How to train the recall


The recall is such a simple exercise and if the groundwork is carried out correctly there is no reason why a dog with the highest of drives won’t come back as quickly as he went out on a single command. This level of control not only makes the dog safer to work on the street but may well save his life should he be heading for danger.

The exercise starts at home or in a field with as little distraction as possible. Wait until the dog is away from you and when he looks at you use your body to generate interest and encourage him back to you. When he gets there reward him. Repeat several times until you are confident that your actions will result in him coming back. Don’t say anything at this stage we are simply making coming back to us rewarding.

In the next session do the same as before but this time say your recall command as your dog is coming back to you and reward when he gets there. Repeat half a dozen times.

Next say the command slightly before you do the things you do to get the dog back and reward him. Repeat half a dozen times. As you progress, increase the delay between the command and the actions. When you can say your recall command when your dog is looking away from you and he turns and comes, you know he understands and can start to progress.
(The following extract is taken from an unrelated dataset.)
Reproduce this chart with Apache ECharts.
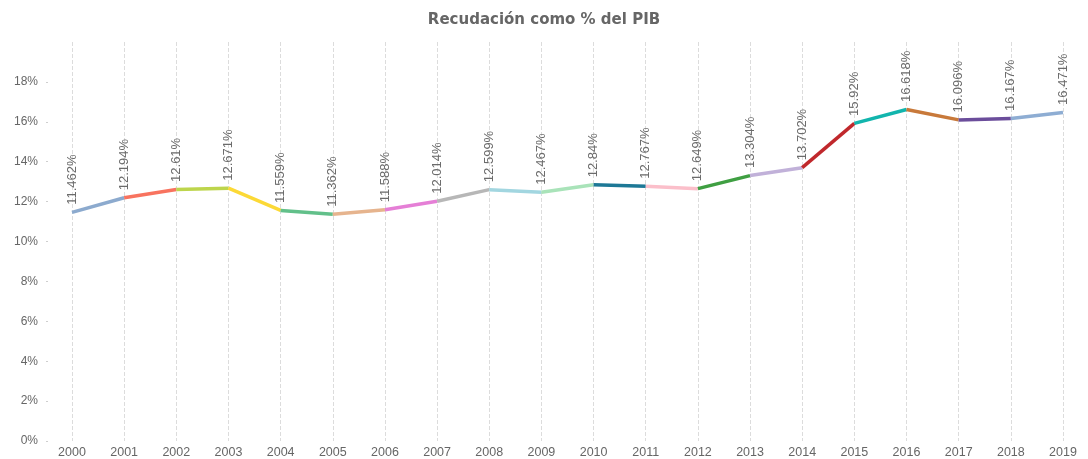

As we progress you will have to do less and less to attract the dog back to you. I keep flapping both arms like I’m trying to fly as this is a good visual signal if the dog is too far away or I want to recall him quietly.

The exercise now needs to be built up slowly by recalling in the face of greater distractions. The secret is to try to never recall if you don’t think he’ll come back. You always have the option of going to get him or relying on the technique you relied on before to encourage him back. You need to try to control the environment until you have the control.

You need to think of every scenario you are likely to want to recall your dog and then break that scenario into easy versions and progressively more difficult versions. For instance if you want to recall your dog from other dogs then start by recalling him when the other dog is a long way off. Build up so the other dog is closer before you recall. Then once they are playing, wait until the dog gets bored and you can see they were about to stop playing anyway and then recall. Let the dog approach old dogs that you know won’t play and recall him. Eventually your recall will become so reliable that you can recall your dog whilst he is mid play session.

A good exercise to practice recall is to place the dog in a sit and throw his ball out. Release him and recall him. The majority of the time, allow him to fetch the ball but you can recall him and reward with a tugger.

You can have a helper some distance out in front of the dog and they can be as distracting as you like to encourage the dog out. Practicing recalls in this way before the chase and detain has been taught is a great way of creating that habit before the pull of the helper becomes too great.